As for puritanical republicanism, almost nothing was outside its purview, for every matter that might in any way contribute to strengthening or weakening the virtue of the public was a thing of concern to the public--a res publica-and was subject to regulation by the public. Republican liberty was totalitarian: one was free to do that, and solely that, which was in the interest of the public; the liberty of the individual was subsumed in the freedom or independence of the political community. Lest this seem an overstatement, listen to the words of John Adams, writing to Mercy Warren. Republican government, he informed her, could be supported only "by pure Religion or Austere Morals. Public Virtue cannot exist in a Nation without private, and public Virtue is the only Foundation of Republics. There must be a positive Passion for the public good, the public Interest, Honour, Power and Glory, established in the Minds of the People, or there can be no Republican Government, nor any real liberty." The public passions, he emphasized, "must be Superiour to all private Passions. Men must . . . be happy to sacrifice their private Friendships and dearest Connections, when they stand in Competition with the Rights of Society."
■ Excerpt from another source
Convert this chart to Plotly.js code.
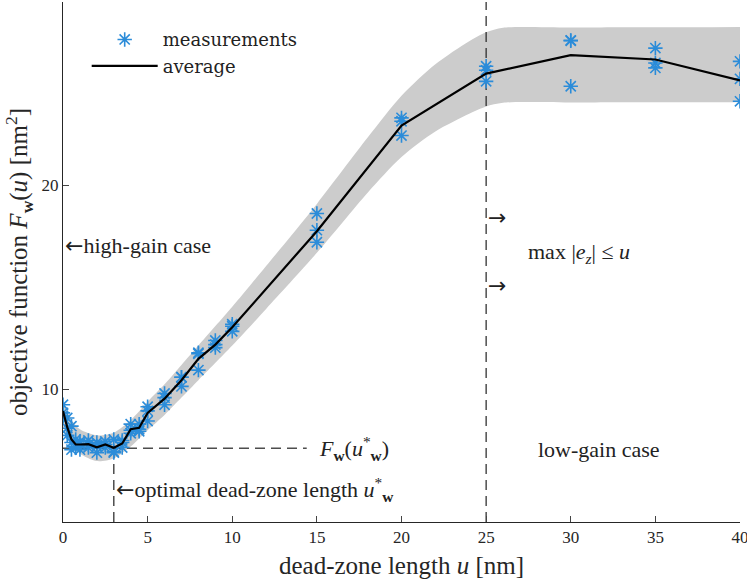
<!DOCTYPE html>
<html>
<head>
<meta charset="utf-8">
<script src="https://cdn.plot.ly/plotly-3.0.1.min.js"></script>
<style>html,body{margin:0;padding:0;background:#fff;}#chart{width:747px;height:583px;}</style>
</head>
<body>
<div id="chart"></div>
<script>
// measurement positions (dead-zone length u, nm) and three measurements each
const measU = [0,0.25,0.5,0.75,1,1.5,2,2.5,3,3.5,4,4.5,5,6,7,8,9,10,15,20,25,30,35,40];
const meas1 = [9.25,8.6,8.2,7.55,7.45,7.5,7.4,7.45,7.55,7.5,8.3,8.3,9.15,9.8,10.6,11.8,12.4,13.2,18.63,23.32,25.85,27.12,26.74,26.09];
const meas2 = [8.85,8.1,7.4,7.2,7.35,7.3,7.2,7.3,6.95,7.4,8.0,8.05,8.95,9.6,10.6,11.75,12.2,13.1,17.81,23.15,25.65,27.1,26.01,25.23];
const meas3 = [8.7,7.75,7.05,7.15,7.05,7.15,6.9,7.15,6.9,7.15,7.85,7.95,8.45,9.25,10.15,10.95,12.05,12.85,17.22,22.45,25.11,24.87,25.77,24.13];
// average curve
const avgU = [0,0.25,0.5,0.75,1,1.5,2,2.5,3,3.5,4,4.5,5,6,7,8,9,10,15,20,25,30,35,40];
const avgF = [8.94,8.15,7.55,7.3,7.3,7.32,7.16,7.3,7.14,7.35,8.05,8.12,8.85,9.55,10.45,11.5,12.2,13.05,17.76,22.94,25.49,26.39,26.18,25.16];
// confidence band
const bandU  = [0,0.5,1,2,3,4,5,6,7,8,10,12,15,18,20,22,24,25,26,30,35,40];
const bandLo = [8.15,7.28,6.85,6.49,6.62,7.2,8.0,8.75,9.6,10.45,12.15,13.95,16.7,19.65,21.4,22.65,23.52,23.88,24.06,24.07,24.08,24.08];
const bandHi = [9.45,8.52,8.05,7.75,7.88,8.5,9.4,10.25,11.2,12.15,14.05,16.05,19.1,22.35,24.4,25.95,27.08,27.52,27.74,27.75,27.76,27.78];
// reference values
const optU = 3, optF = 7.12, splitU = 25, hLineEnd = 14.4;
const yMin = 3.5, yMax = 29;
const xTicks = [0,5,10,15,20,25,30,35,40];
const yTicks = [10,20];

const mU = [], mF = [];
for (let i = 0; i < measU.length; i++) {
  mU.push(measU[i], measU[i], measU[i]);
  mF.push(meas1[i], meas2[i], meas3[i]);
}

const serif = 'Liberation Serif';
const dashCol = '#4d4d4d';
const traces = [
  {x: bandU, y: bandLo, mode: 'lines', line: {width: 0, shape: 'spline', smoothing: 0.8}, showlegend: false, hoverinfo: 'skip'},
  {x: bandU, y: bandHi, mode: 'lines', line: {width: 0, shape: 'spline', smoothing: 0.8}, fill: 'tonexty', fillcolor: '#cccccc', showlegend: false, hoverinfo: 'skip'},
  {x: [0, hLineEnd], y: [optF, optF], mode: 'lines', line: {color: dashCol, width: 1.5, dash: '10px,6px'}, showlegend: false},
  {x: [optU, optU], y: [yMin, optF], mode: 'lines', line: {color: dashCol, width: 1.5, dash: '10px,6px'}, showlegend: false},
  {x: [splitU, splitU], y: [yMin, yMax], mode: 'lines', line: {color: '#222', width: 1.2, dash: '10px,6px'}, showlegend: false},
  {x: mU, y: mF, mode: 'markers', name: 'measurements',
   marker: {symbol: 'asterisk-open', size: 12, color: '#2b8cd9', line: {color: '#2b8cd9', width: 1.6}}},
  {x: avgU, y: avgF, mode: 'lines', name: 'average', line: {color: '#000', width: 2.2}}
];

const annFont = {family: serif, size: 22, color: '#222'};
const arrowFont = {family: 'DejaVu Sans', size: 22, color: '#222'};
const AL = '<span style="font-family:DejaVu Sans">←</span>';
const layout = {
  width: 747, height: 583,
  margin: {l: 63, r: 7, t: 2, b: 61},
  paper_bgcolor: '#fff', plot_bgcolor: '#fff',
  font: {family: serif, color: '#262626'},
  showlegend: true,
  legend: {x: 0.035, y: 0.963, xanchor: 'left', yanchor: 'top', bgcolor: 'rgba(0,0,0,0)', traceorder: 'normal',
           font: {family: 'DejaVu Serif', size: 18, color: '#222'}, itemwidth: 66, tracegroupgap: 0},
  xaxis: {range: [0, 40], tickvals: xTicks, ticktext: xTicks.map(String), ticks: 'inside', ticklen: 6,
          ticklabeloverflow: 'allow',
          showline: true, linecolor: '#262626', linewidth: 1, showgrid: false, zeroline: false,
          tickfont: {family: 'serif', size: 17, color: '#262626'},
          title: {text: 'dead-zone length <i>u</i> [nm]', font: {family: serif, size: 25, color: '#262626'}, standoff: 10}},
  yaxis: {range: [yMin, yMax], tickvals: yTicks, ticktext: yTicks.map(String), ticks: 'inside', ticklen: 6,
          showline: true, linecolor: '#262626', linewidth: 1, showgrid: false, zeroline: false,
          tickfont: {family: 'serif', size: 17, color: '#262626'},
          title: {text: 'objective function <i>F</i><sub><b>w</b></sub>(<i>u</i>) [nm<sup>2</sup>]', font: {family: serif, size: 25, color: '#262626'}, standoff: 6}},
  annotations: [
    {x: 0, y: 17.06, xref: 'x', yref: 'y', text: AL + 'high-gain case', showarrow: false, xanchor: 'left', yanchor: 'middle', font: annFont},
    {x: optU, y: 5.1, xref: 'x', yref: 'y', text: AL + 'optimal dead-zone length <i>u</i><sup>*</sup><sub><b>w</b></sub>', showarrow: false, xanchor: 'left', yanchor: 'middle', font: annFont},
    {x: hLineEnd + 0.6, y: optF, xref: 'x', yref: 'y', text: '<i>F</i><sub><b>w</b></sub>(<i>u</i><sup>*</sup><sub><b>w</b></sub>)', showarrow: false, xanchor: 'left', yanchor: 'middle', font: annFont},
    {x: 31.67, y: 7.06, xref: 'x', yref: 'y', text: 'low-gain case', showarrow: false, xanchor: 'center', yanchor: 'middle', font: annFont},
    {x: 30.5, y: 16.7, xref: 'x', yref: 'y', text: 'max |<i>e</i><sub><i>z</i></sub>| ≤ <i>u</i>', showarrow: false, xanchor: 'center', yanchor: 'middle', font: annFont},
    {x: splitU, y: 18.43, xref: 'x', yref: 'y', text: '→', showarrow: false, xanchor: 'left', yanchor: 'middle', font: arrowFont},
    {x: splitU, y: 15.1, xref: 'x', yref: 'y', text: '→', showarrow: false, xanchor: 'left', yanchor: 'middle', font: arrowFont}
  ]
};

Plotly.newPlot('chart', traces, layout, {displayModeBar: false, staticPlot: true});
</script>
</body>
</html>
Of course, Adam Smith himself, the great prophet of capitalism, shared the puritan totalitarian view of republican liberty (or whatever you want to call it), which seems to be a necessary prerequisite of a healthy democratic capitalist society. Folk now like to think that both democracy and capitalism are premised on the exaltation of the individual and his unchecked desires, but quite the opposite is true. Both require citizens in whom virtue is cultivated, so that they keep others in mind as they act.

Posted by Orrin Judd at October 10, 2003 8:01 PM

Wow,pure gold! Is that a cowboy hat he is wearing in the pic? If so, I suggest he be hired at whatever cost by Washington to tour European lecture halls and give that speech, but only provided he dresses like that. It would drive them stark-raving mad!